Dragonfly Kites, now available inpaperback, is the second book in Tomson Highway's magical Songs of the North Wind trilogy. Like Caribou Song, it has a bilingual text, written in English and Cree. And Highway once again brilliantly evokes the very essence of childhood as he weaves a deceptively simple story about the power of the imagination.
Joe and Cody, two young Cree brothers, along with their parents and their little dog Ootsie, are spending the summer by one of the hundreds of lakes in northern Manitoba. Summer means a chance to explore the world and make friends with an array of creatures.
But what Joe and Cody like doing best of all is flying dragonfly kites. They catch dragonflies and gently tie a length of thread around the middle of each dragonfly before letting it go. Off soar the dragonflies into the summer sky and off race the brothers and Ootsie too, chasing after their dragonfly kites through trees and meadows and down to the beach before watching them disappear into the night sky.

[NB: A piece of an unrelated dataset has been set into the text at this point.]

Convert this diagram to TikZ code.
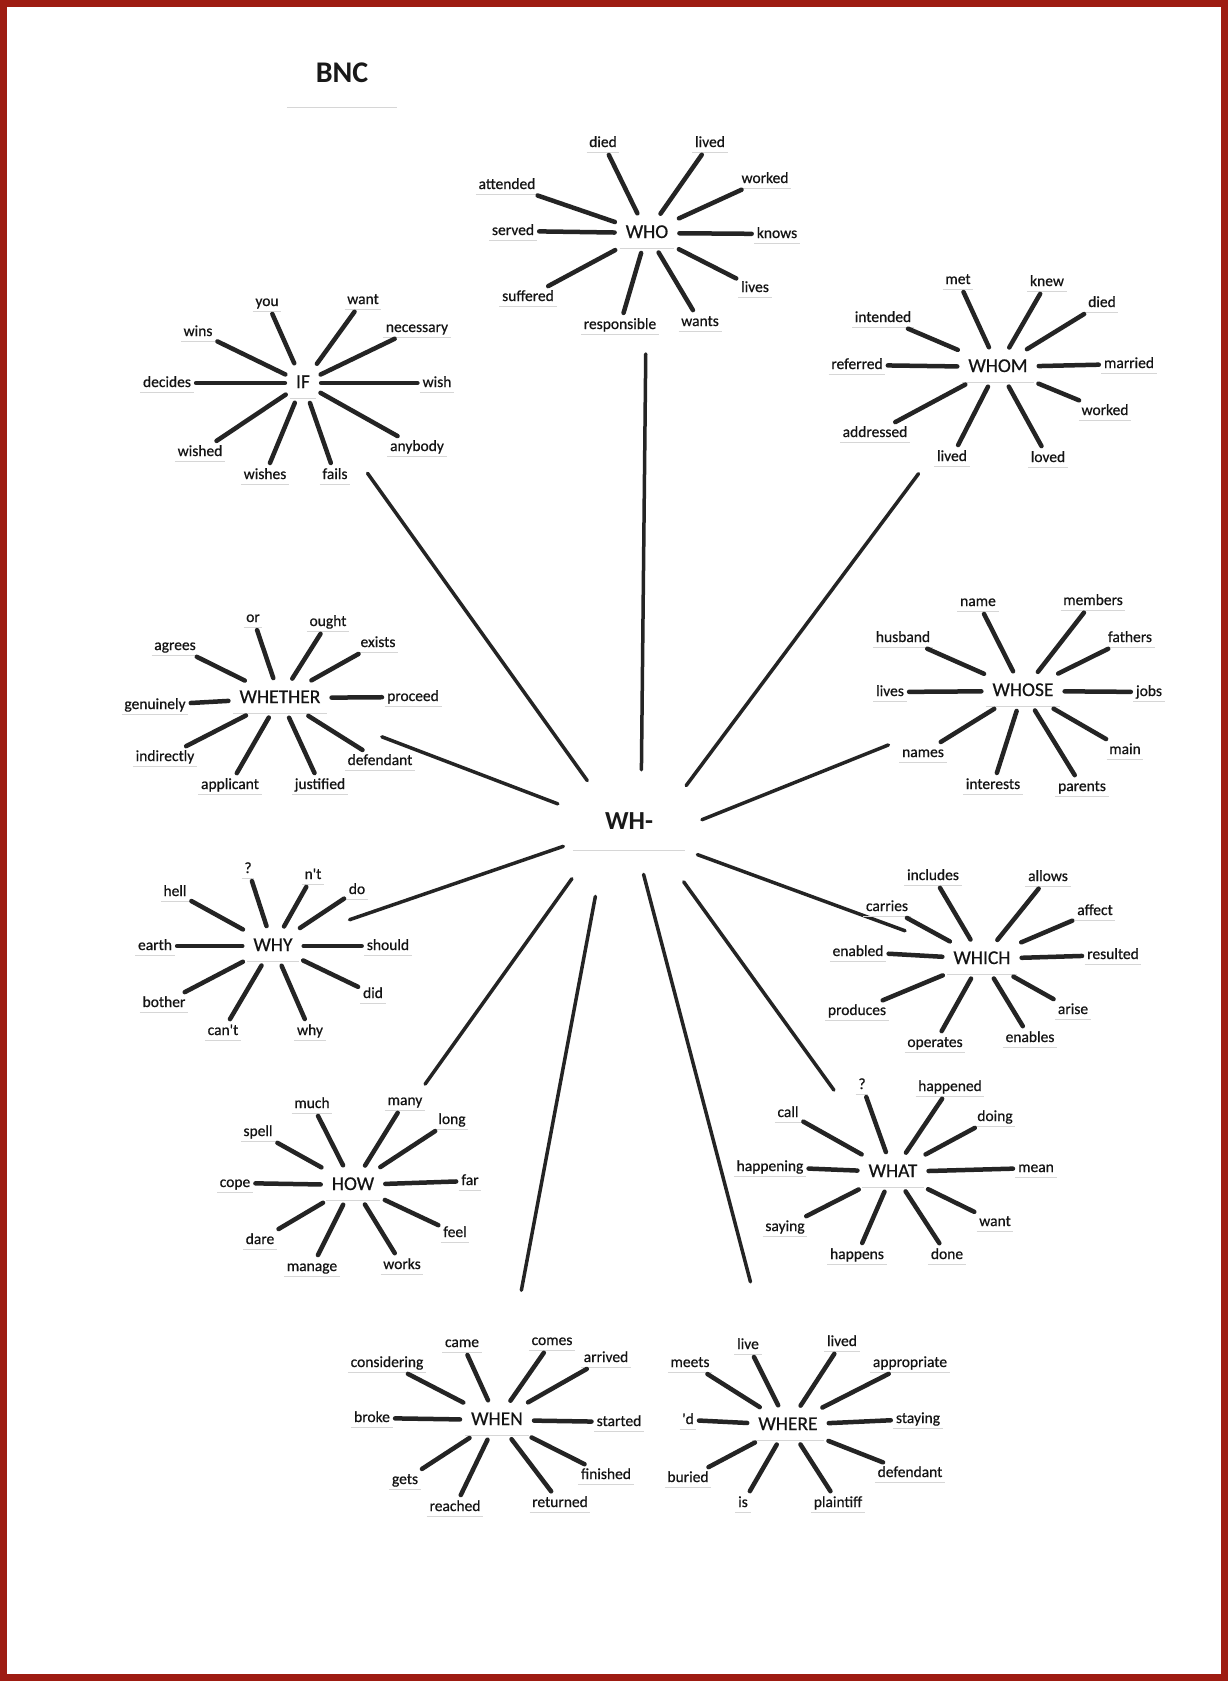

But in their dreams, Joe and Cody soar through the skies with their kites until it's time to wake up.
About the authors
Tomson Highway was born near Maria Lake, Manitoba in 1951. Living a nomadic lifestyle with no access to books, television or radio, Highway’s parents would tell their children stories, kindling Highway’s life-long interest in the oral tradition of storytelling.
Tomson Highway is widely recognized for his tremendous contribution to the development of Aboriginal theatre in both Canada and around the world.
In 1994, he was inducted into the Order of Canada, the first Aboriginal writer to be so honoured.
Julie Flett is an award-winning Cree-Metis author, illustrator and artist. She has received many awards, including the 2016 American Indian Library Association Award for Best Picture Book for Little You, written by Richard Van Camp (Orca Books), and the Canadian Christie Harris Illustrated Children’s Literature Award in 2015 for Dolphins SOS, written by Roy Miki (Tradewind Books) and in 2017 for My Heart Fills with Happiness, written by Monique Gray Smith (Orca Books), and was nominated for the Governor General’s Award for Children’s Literature for her book Owls See Clearly at Night (Lii Yiiboo Nayaapiwak lii Swer): A Michif Alphabet (L’alphabet di Michif). Her own Wild Berries (Simply Read Books) was chosen as Canada’s First Nation Communities Read title selection for 2014-2015.
"Highway's text has a graceful simplicity, evoking the deep pleasure of brothers at play in a serene, remote setting. Flett's art enhances those qualities . . . The elegant page design cleanly incorporates the English and Cree texts."
— Horn Book Magazine
"This charming tale is an engaging look at the universal joys of childhood. Recommended."
— School Library Journal
"Flett's (illustrations) are pellucid, her colours clear, her lines clean and precise. The stillness of the northern lake is marked by a few faint ripples; the dragonflies are made extraordinary by the delicate tracery of their wings, luminous against a clear sky. The magic of summer, the wilderness, and northern stillness is right here. Highly recommended."
— Toronto Star
"At once a celebration of heritage, the wilderness, and imagination, this book is a breath of fresh northern air."
— Kirkus Reviews
"I am thrilled that Fifth House is giving us Dragonfly Kites this year. The illustrator is one of my favorite artists: Julie Flett. . . Dragonfly Kites will be at the top of my lists this year!
— American Indians in Children's Literature
"From Tomson Highway's reminiscent text and Julie Flett's creative and evocative illustrations, Dragonfly Kites takes readers to a simpler time and one deep in traditions."
— CanLit for LittleCanadians
"Unlike most fiction, Dragonfly Kites does not follow a standard plot line. Like the dragonfly kites that the boys follow, the plot simply glides along until the boys wake up from their dream. This is appropriate due to the significance the illustrations play in this picture book, as well as the age of the intended audience. Readers are not overwhelmed by the storyline and are free to appreciate the accompanying illustrations.
"The illustrations in Dragonfly Kites act as an extension of the story. The pictures in the book are colourful, beautiful, and have an austere, stark quality. This is consistent with other works produced by award-winning illustrator Julie Flett. This style suits the story as, aside from the nature that surrounds around them, Joe and Cody are depicted as being by themselves. While they live with the parents, their adventures occur when their parents are fishing without them. The full-page illustrations demonstrate the vast space that surrounds the boys.